> **Written exercise**
Repeat the material verbatim. Images are excluded from the copy.

Start of Information provided

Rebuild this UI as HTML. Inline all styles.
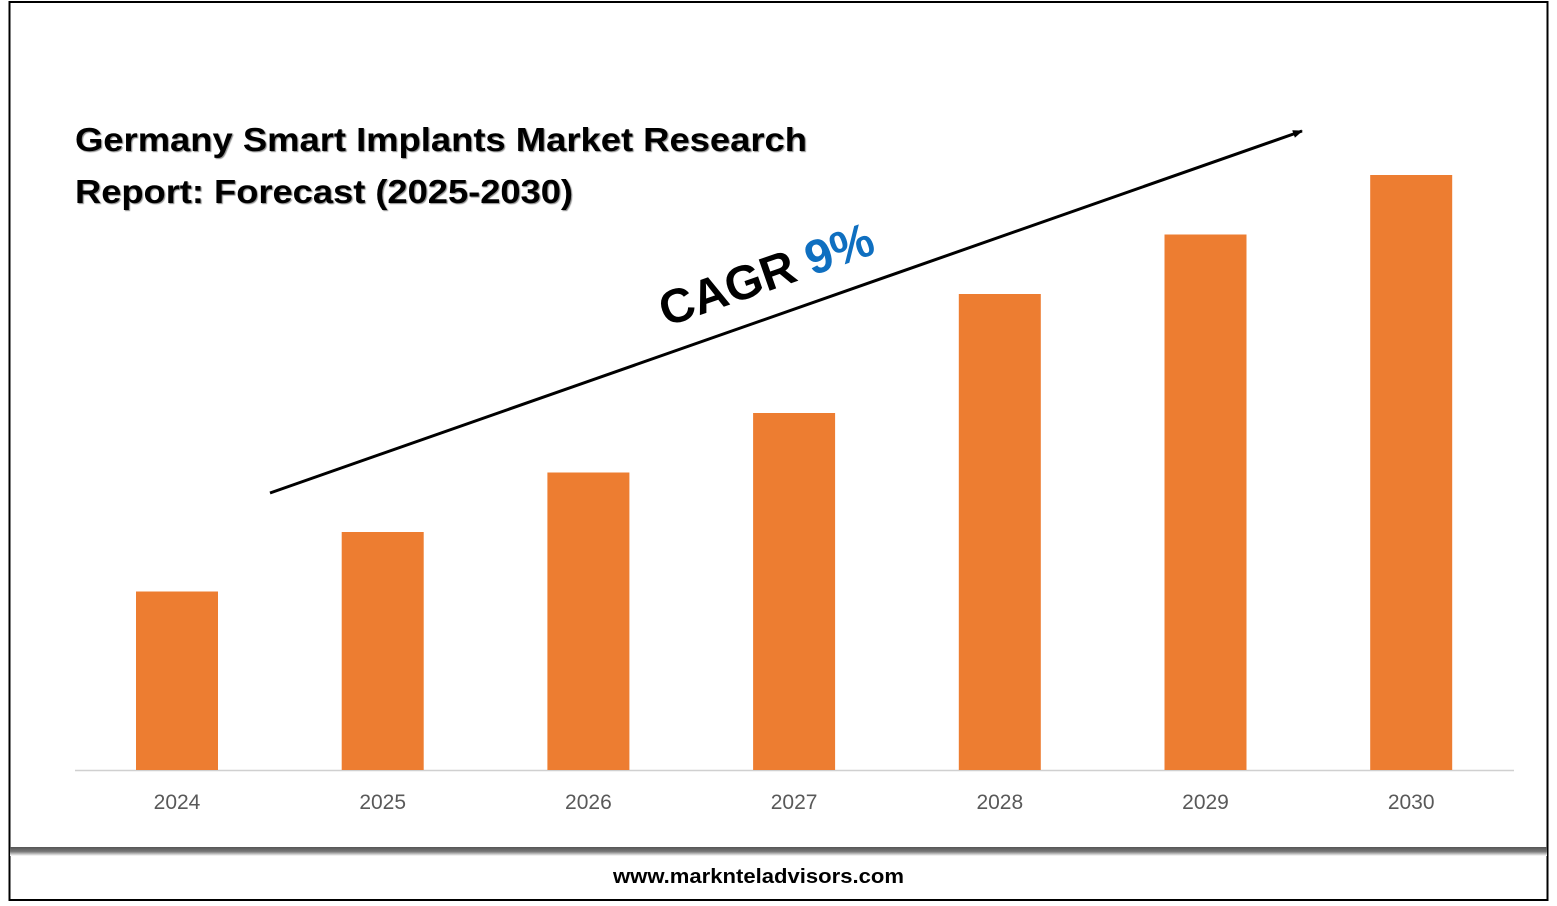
<!DOCTYPE html>
<html><head><meta charset="utf-8"><style>
html,body{margin:0;padding:0;background:#fff;}
svg{display:block;font-family:"Liberation Sans",sans-serif;}
</style></head><body>
<svg width="1557" height="906" viewBox="0 0 1557 906">
<defs>
<linearGradient id="sh" x1="0" y1="0" x2="0" y2="1">
<stop offset="0" stop-color="#555"/><stop offset="0.5" stop-color="#777"/><stop offset="1" stop-color="#fff"/>
</linearGradient>
<marker id="ah" markerWidth="10" markerHeight="8" refX="9" refY="4" orient="auto" markerUnits="userSpaceOnUse"><path d="M0,0 L10,4 L0,8 Z" fill="#000"/></marker>
</defs>
<rect x="9.5" y="2" width="1538" height="898" fill="#fff" stroke="#000" stroke-width="2"/>
<rect x="10" y="847" width="1537" height="9" fill="url(#sh)"/>
<g font-weight="bold" font-size="33" fill="#000" style="text-shadow:1px 1px 1px #888">
<text x="75" y="151" textLength="732" lengthAdjust="spacingAndGlyphs">Germany Smart Implants Market Research</text>
<text x="75" y="203" textLength="498" lengthAdjust="spacingAndGlyphs">Report: Forecast (2025-2030)</text>
</g>
<line x1="75" y1="770.5" x2="1514" y2="770.5" stroke="#d0d0d0" stroke-width="1.5"/>
<g id="bars"></g>
<g id="labels"></g>
<line x1="270" y1="493" x2="1302" y2="131" stroke="#000" stroke-width="3" marker-end="url(#ah)"/>
<text transform="translate(666,327) rotate(-19.3)" font-size="48" font-weight="bold"><tspan fill="#000">CAGR </tspan><tspan fill="#0f6fc0">9%</tspan></text>
<text x="613" y="883" textLength="291" lengthAdjust="spacingAndGlyphs" font-size="20" font-weight="bold" fill="#000">www.marknteladvisors.com</text>
</svg>
<script>
const categories=["2024","2025","2026","2027","2028","2029","2030"];
const values=[1.5,2.0,2.5,3.0,4.0,4.5,5.0];
const baseY=770, pxPerUnit=119, x0=177, step=205.7, bw=82;
const ns="http://www.w3.org/2000/svg";
const bars=document.getElementById('bars'), labels=document.getElementById('labels');
function xScale(i){return x0+i*step;}
function yScale(v){return baseY-v*pxPerUnit;}
categories.forEach((c,i)=>{
  const r=document.createElementNS(ns,'rect');
  r.setAttribute('x',xScale(i)-bw/2);
  r.setAttribute('y',yScale(values[i]));
  r.setAttribute('width',bw);
  r.setAttribute('height',baseY-yScale(values[i]));
  r.setAttribute('fill','#ed7d31');
  
  
  bars.appendChild(r);
  const t=document.createElementNS(ns,'text');
  t.setAttribute('x',xScale(i));
  t.setAttribute('y',809);
  t.setAttribute('text-anchor','middle');
  t.setAttribute('font-size','21');
  t.setAttribute('fill','#595959');
  t.textContent=c;
  
  
  labels.appendChild(t);
});
</script>
</body></html>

End of Information provided

> **Task output**
Rebuild this UI as HTML. Inline all styles.
<!DOCTYPE html>
<html><head><meta charset="utf-8"><style>
html,body{margin:0;padding:0;background:#fff;}
svg{display:block;font-family:"Liberation Sans",sans-serif;}
</style></head><body>
<svg width="1557" height="906" viewBox="0 0 1557 906">
<defs>
<linearGradient id="sh" x1="0" y1="0" x2="0" y2="1">
<stop offset="0" stop-color="#555"/><stop offset="0.5" stop-color="#777"/><stop offset="1" stop-color="#fff"/>
</linearGradient>
<marker id="ah" markerWidth="10" markerHeight="8" refX="9" refY="4" orient="auto" markerUnits="userSpaceOnUse"><path d="M0,0 L10,4 L0,8 Z" fill="#000"/></marker>
</defs>
<rect x="9.5" y="2" width="1538" height="898" fill="#fff" stroke="#000" stroke-width="2"/>
<rect x="10" y="847" width="1537" height="9" fill="url(#sh)"/>
<g font-weight="bold" font-size="33" fill="#000" style="text-shadow:1px 1px 1px #888">
<text x="75" y="151" textLength="732" lengthAdjust="spacingAndGlyphs">Germany Smart Implants Market Research</text>
<text x="75" y="203" textLength="498" lengthAdjust="spacingAndGlyphs">Report: Forecast (2025-2030)</text>
</g>
<line x1="75" y1="770.5" x2="1514" y2="770.5" stroke="#d0d0d0" stroke-width="1.5"/>
<g id="bars"></g>
<g id="labels"></g>
<line x1="270" y1="493" x2="1302" y2="131" stroke="#000" stroke-width="3" marker-end="url(#ah)"/>
<text transform="translate(666,327) rotate(-19.3)" font-size="48" font-weight="bold"><tspan fill="#000">CAGR </tspan><tspan fill="#0f6fc0">9%</tspan></text>
<text x="613" y="883" textLength="291" lengthAdjust="spacingAndGlyphs" font-size="20" font-weight="bold" fill="#000">www.marknteladvisors.com</text>
</svg>
<script>
const categories=["2024","2025","2026","2027","2028","2029","2030"];
const values=[1.5,2.0,2.5,3.0,4.0,4.5,5.0];
const baseY=770, pxPerUnit=119, x0=177, step=205.7, bw=82;
const ns="http://www.w3.org/2000/svg";
const bars=document.getElementById('bars'), labels=document.getElementById('labels');
function xScale(i){return x0+i*step;}
function yScale(v){return baseY-v*pxPerUnit;}
categories.forEach((c,i)=>{
  const r=document.createElementNS(ns,'rect');
  r.setAttribute('x',xScale(i)-bw/2);
  r.setAttribute('y',yScale(values[i]));
  r.setAttribute('width',bw);
  r.setAttribute('height',baseY-yScale(values[i]));
  r.setAttribute('fill','#ed7d31');
  
  
  bars.appendChild(r);
  const t=document.createElementNS(ns,'text');
  t.setAttribute('x',xScale(i));
  t.setAttribute('y',809);
  t.setAttribute('text-anchor','middle');
  t.setAttribute('font-size','21');
  t.setAttribute('fill','#595959');
  t.textContent=c;
  
  
  labels.appendChild(t);
});
</script>
</body></html>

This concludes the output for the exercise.